The bars themselves haven't adapted well to this reality. Venues that once functioned as genuine social hubs—places where strangers could approach each other without the mediation of an algorithm—have increasingly become holding pens for people who already matched on their phones and are meeting in person for the first time. The spontaneity is gone. The serendipity is extinct. Walk into a bar on any given night and what you're observing isn't a scene; it's a series of predetermined transactions.
This shift has been gradual but total. Ten years ago, going out meant the possibility of meeting someone unexpected. Now it means confirming a date you've already vetted through photos, a bio, and a preliminary text exchange. The apps have become so dominant that the old mechanisms of gay male courtship—the glance, the approach, the risky conversation—feel almost transgressive in their obsolescence.
There's also the matter of Miami's particular brand of superficiality. The city attracts a specific type: young, fit, often transient, and perpetually optimistic that someone hotter is logging on in the next thirty seconds. The dating apps here function less as tools for finding relationships and more as entertainment platforms. Swiping becomes a pastime. Messaging becomes a form of validation. Actual dates become rare enough that when they do happen, the expectations are often misaligned or unrealistic.
The transient nature of Miami's population compounds the problem. People move here for work, for weather, for reinvention. They stay for a few years and then leave. This constant churn means that just as someone might be settling in and actually trying to build something, the person they're interested in is already planning their exit. Trust becomes harder to build when everyone's got one foot out the door.

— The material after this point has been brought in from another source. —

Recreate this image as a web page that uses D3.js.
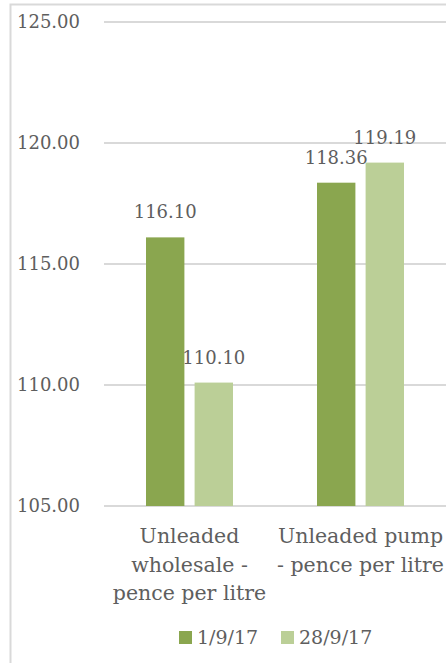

There's also a racial and economic stratification that runs through Miami's dating scene like a fault line. The apps are segregated not just by location but by class. Wealthy men in certain neighborhoods operate in entirely different ecosystems than working-class guys across town. The apps' filtering mechanisms—which allow users to sort by race, body type, and income—have made discrimination not just possible but algorithmic. What used to require social friction now happens with a swipe.
Yet despite all of this, people keep trying. They keep downloading apps, keep crafting bios, keep swiping through the same faces they swiped through three months ago. There's something almost defiant about it, this continued belief that the next match might be different, might be the one, might actually lead somewhere beyond a mediocre drinks date and a polite fade-out.

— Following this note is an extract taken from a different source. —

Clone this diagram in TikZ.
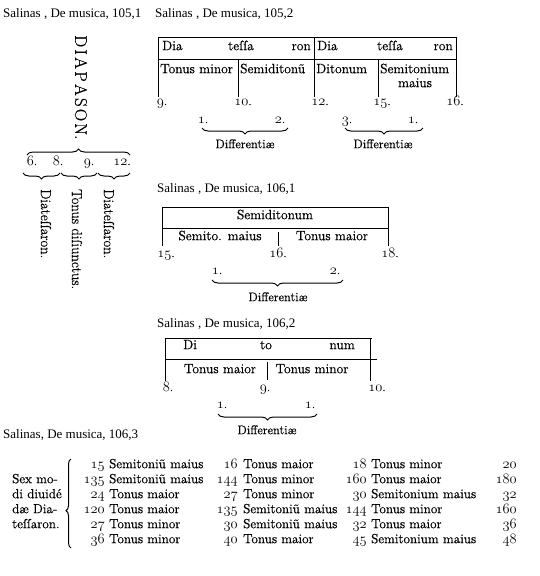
\documentclass[tikz,border=0pt]{standalone}
\usepackage{fontspec}
\usepackage{graphicx}
\setmainfont{Latin Modern Roman}[FakeBold=0.6]
\newfontfamily\capfont{Liberation Serif}
\usetikzlibrary{decorations.pathreplacing}
\newcommand\onum[1]{\scalebox{1.2}{$\mathnormal{#1}$}}
\begin{document}
\begin{tikzpicture}[x=1pt,y=-1pt,
  captxt/.style={font=\capfont\fontsize{13}{13}\selectfont,anchor=mid west,inner sep=0pt},
  txt/.style={font=\fontsize{12.5}{13}\selectfont,inner sep=0pt,anchor=mid},
  txtl/.style={txt,anchor=mid west},
  txtr/.style={txt,anchor=mid east},
  boxt/.style={font=\fontsize{13.5}{14}\selectfont,inner sep=0pt,anchor=mid},
  boxtl/.style={boxt,anchor=mid west},
  boxtr/.style={boxt,anchor=mid east},
  tabt/.style={font=\fontsize{13.2}{14}\selectfont,inner sep=0pt,anchor=mid west},
  tabn/.style={font=\fontsize{13.2}{14}\selectfont,inner sep=0pt,anchor=mid east},
  vtxt/.style={font=\fontsize{14.5}{15}\selectfont,inner sep=0pt,rotate=-90,anchor=west},
  ruleline/.style={line width=1pt},
  brcdown/.style={decorate,decoration={brace,amplitude=6pt,mirror},line width=1pt},
  brcup/.style={decorate,decoration={brace,amplitude=6pt},line width=1pt}]
\useasboundingbox (0,0) rectangle (540,576);
\fill[white] (0,0) rectangle (540,576);

% ---------- captions
\node[captxt] (c1) at (3,15) {Salinas , De musica, 105,1};
\node[captxt] (c2) at (155,15) {Salinas , De musica, 105,2};
\node[captxt] (c3) at (157,190) {Salinas , De musica, 106,1};
\node[captxt] (c4) at (157,325) {Salinas , De musica, 106,2};
\node[captxt] (c5) at (3,436) {Salinas, De musica, 106,3};

% ---------- 105,1
\node[font=\fontsize{17}{17}\selectfont,inner sep=0pt,rotate=-90,anchor=west] (diap) at (81,35)
  {D\kern2.2pt I\kern2.2pt A\kern2.2pt P\kern2.2pt A\kern2.2pt S\kern2.2pt O\kern2.2pt N.};
\coordinate (ua) at (27,155); \coordinate (ub) at (130,155);
\draw[brcup] (ua) -- (ub);
\node[txt] (n6) at (32,163) {\onum{6}.};
\node[txt] (n8) at (58,163) {\onum{8}.};
\node[txt] (n9) at (89,163) {\onum{9}.};
\node[txt] (n12) at (122,163) {\onum{12}.};
\coordinate (la) at (23,173); \coordinate (lb) at (60,173);
\coordinate (lc) at (61,173); \coordinate (ld) at (97,173);
\coordinate (le) at (98,173); \coordinate (lf) at (130,173);
\draw[brcdown] (la) -- (lb);
\draw[brcdown] (lc) -- (ld);
\draw[brcdown] (le) -- (lf);
\node[vtxt] (v1) at (46,189) {Diateſſaron.};
\node[vtxt] (v2) at (77,189) {Tonus diſiunctus.};
\node[vtxt] (v3) at (109,189) {Diateſſaron.};

% ---------- 105,2
\draw[ruleline] (158,37) -- (456,37);
\draw[ruleline] (158,59) -- (456,59);
\draw[ruleline] (158,37) -- (158,97);
\draw[ruleline] (314,37) -- (314,97);
\draw[ruleline] (456,37) -- (456,97);
\draw[ruleline] (238,59) -- (238,97);
\draw[ruleline] (378,59) -- (378,97);
\node[boxtl] (a1) at (162,48) {Dia};
\node[boxt]  (a2) at (241,48) {teſſa};
\node[boxtr] (a3) at (311,48) {ron};
\node[boxtl] (a4) at (317,48) {Dia};
\node[boxt]  (a5) at (390,48) {teſſa};
\node[boxtr] (a6) at (453,48) {ron};
\node[boxtl] (b1) at (160,71) {Tonus minor};
\node[boxtl] (b2) at (240,71) {Semiditonũ};
\node[boxtl] (b3) at (316,71) {Ditonum};
\node[boxtl] (b4) at (380,71) {Semitonium};
\node[boxt]  (b5) at (415,85) {maius};
\node[txt] (m9) at (162,103) {\onum{9}.};
\node[txt] (m10) at (243,103) {\onum{10}.};
\node[txt] (m12) at (320,103) {\onum{12}.};
\node[txt] (m15) at (382,103) {\onum{15}.};
\node[txt] (m16) at (455,103) {\onum{16}.};
\node[txt] (d1) at (203,121) {\onum{1}.};
\node[txt] (d2) at (280,121) {\onum{2}.};
\coordinate (da) at (202,128); \coordinate (db) at (288,128);
\draw[brcdown] (da) -- (db);
\node[txt] (df1) at (245,146) {Differentiæ};
\node[txt] (d3) at (347,121) {\onum{3}.};
\node[txt] (d4) at (413,121) {\onum{1}.};
\coordinate (dc) at (345,128); \coordinate (dd) at (423,128);
\draw[brcdown] (dc) -- (dd);
\node[txt] (df2) at (383,146) {Differentiæ};

% ---------- 106,1
\draw[ruleline] (162,207) -- (388,207);
\draw[ruleline] (162,228) -- (388,228);
\draw[ruleline] (162,207) -- (162,246);
\draw[ruleline] (388,207) -- (388,246);
\draw[ruleline] (278,232) -- (278,246);
\node[boxt] (e1) at (275,217) {Semiditonum};
\node[boxt] (e2) at (220,238) {Semito. maius};
\node[boxt] (e3) at (332,238) {Tonus maior};
\node[txt] (p15) at (166,255) {\onum{15}.};
\node[txt] (p16) at (278,255) {\onum{16}.};
\node[txt] (p18) at (390,255) {\onum{18}.};
\node[txt] (q1) at (217,272) {\onum{1}.};
\node[txt] (q2) at (335,272) {\onum{2}.};
\coordinate (qa) at (212,280); \coordinate (qb) at (343,280);
\draw[brcdown] (qa) -- (qb);
\node[txt] (df3) at (278,299) {Differentiæ};

% ---------- 106,2
\draw[ruleline] (165,338) -- (372,338);
\draw[ruleline] (165,359) -- (377,359);
\draw[ruleline] (165,338) -- (165,381);
\draw[ruleline] (370,338) -- (370,381);
\draw[ruleline] (267,362) -- (267,380);
\node[boxtl] (f1) at (183,347) {Di};
\node[boxt]  (f2) at (266,347) {to};
\node[boxtr] (f3) at (355,347) {num};
\node[boxt] (g1) at (220,371) {Tonus maior};
\node[boxt] (g2) at (312,371) {Tonus minor};
\node[txt] (h8) at (168,389) {\onum{8}.};
\node[txt] (h9) at (265,389) {\onum{9}.};
\node[txt] (h10) at (377,389) {\onum{10}.};
\node[txt] (k1) at (222,406) {\onum{1}.};
\node[txt] (k2) at (310,406) {\onum{1}.};
\coordinate (ka) at (218,414); \coordinate (kb) at (317,414);
\draw[brcdown] (ka) -- (kb);
\node[txt] (df4) at (267,432) {Differentiæ};

% ---------- 106,3
\node[tabt] (s1) at (12,481) {Sex mo-};
\node[tabt] (s2) at (12,496) {di diuidé};
\node[tabt] (s3) at (12,511) {dæ Dia-};
\node[tabt] (s4) at (12,526) {teſſaron.};
\coordinate (ta) at (71,548); \coordinate (tb) at (71,459);
\draw[decorate,decoration={brace,amplitude=5pt,aspect=0.42},line width=1pt] (ta) -- (tb);
\foreach \i/\y/\na/\ta/\nb/\tb/\nc/\tc/\nd in {
  1/466/15/{Semitoniũ maius}/16/{Tonus maior}/18/{Tonus minor}/20,
  2/481/135/{Semitoniũ maius}/144/{Tonus minor}/160/{Tonus maior}/180,
  3/496/24/{Tonus maior}/27/{Tonus minor}/30/{Semitonium maius}/32,
  4/511/120/{Tonus maior}/135/{Semitoniũ maius}/144/{Tonus minor}/160,
  5/526/27/{Tonus minor}/30/{Semitoniũ maius}/32/{Tonus maior}/36,
  6/541/36/{Tonus minor}/40/{Tonus maior}/45/{Semitonium maius}/48}{
  \node[tabn] (r\i na) at (105,\y) {\onum{\na}};
  \node[tabt] (r\i ta) at (109,\y) {\ta};
  \node[tabn] (r\i nb) at (238,\y) {\onum{\nb}};
  \node[tabt] (r\i tb) at (243,\y) {\tb};
  \node[tabn] (r\i nc) at (367,\y) {\onum{\nc}};
  \node[tabt] (r\i tc) at (371,\y) {\tc};
  \node[tabn] (r\i nd) at (517,\y) {\onum{\nd}};
}
\end{tikzpicture}
\end{document}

The bars themselves remain packed on weekends. Men still go out. They still dress up. They still hope. But the energy has shifted. What was once a scene organized around the possibility of connection has become something more transactional, more filtered, more exhausted.
Some observers blame the apps entirely. Others argue that Miami's dating scene was always this way, that the apps just made the existing problems more visible and more efficient. The truth is probably some combination: the apps have optimized existing dysfunction while simultaneously destroying the social infrastructure that might have mitigated it.
What's clear is that Miami's gay men are dating differently than they were a decade ago, and not necessarily better. They have more options and fewer connections. More access and less intimacy. More ways to meet and fewer reasons to actually show up.
The bars will stay open. The apps will stay downloaded. The swiping will continue. But somewhere between the abundance and the isolation, something essential has been lost—not the possibility of finding someone, but the pleasure of the search itself.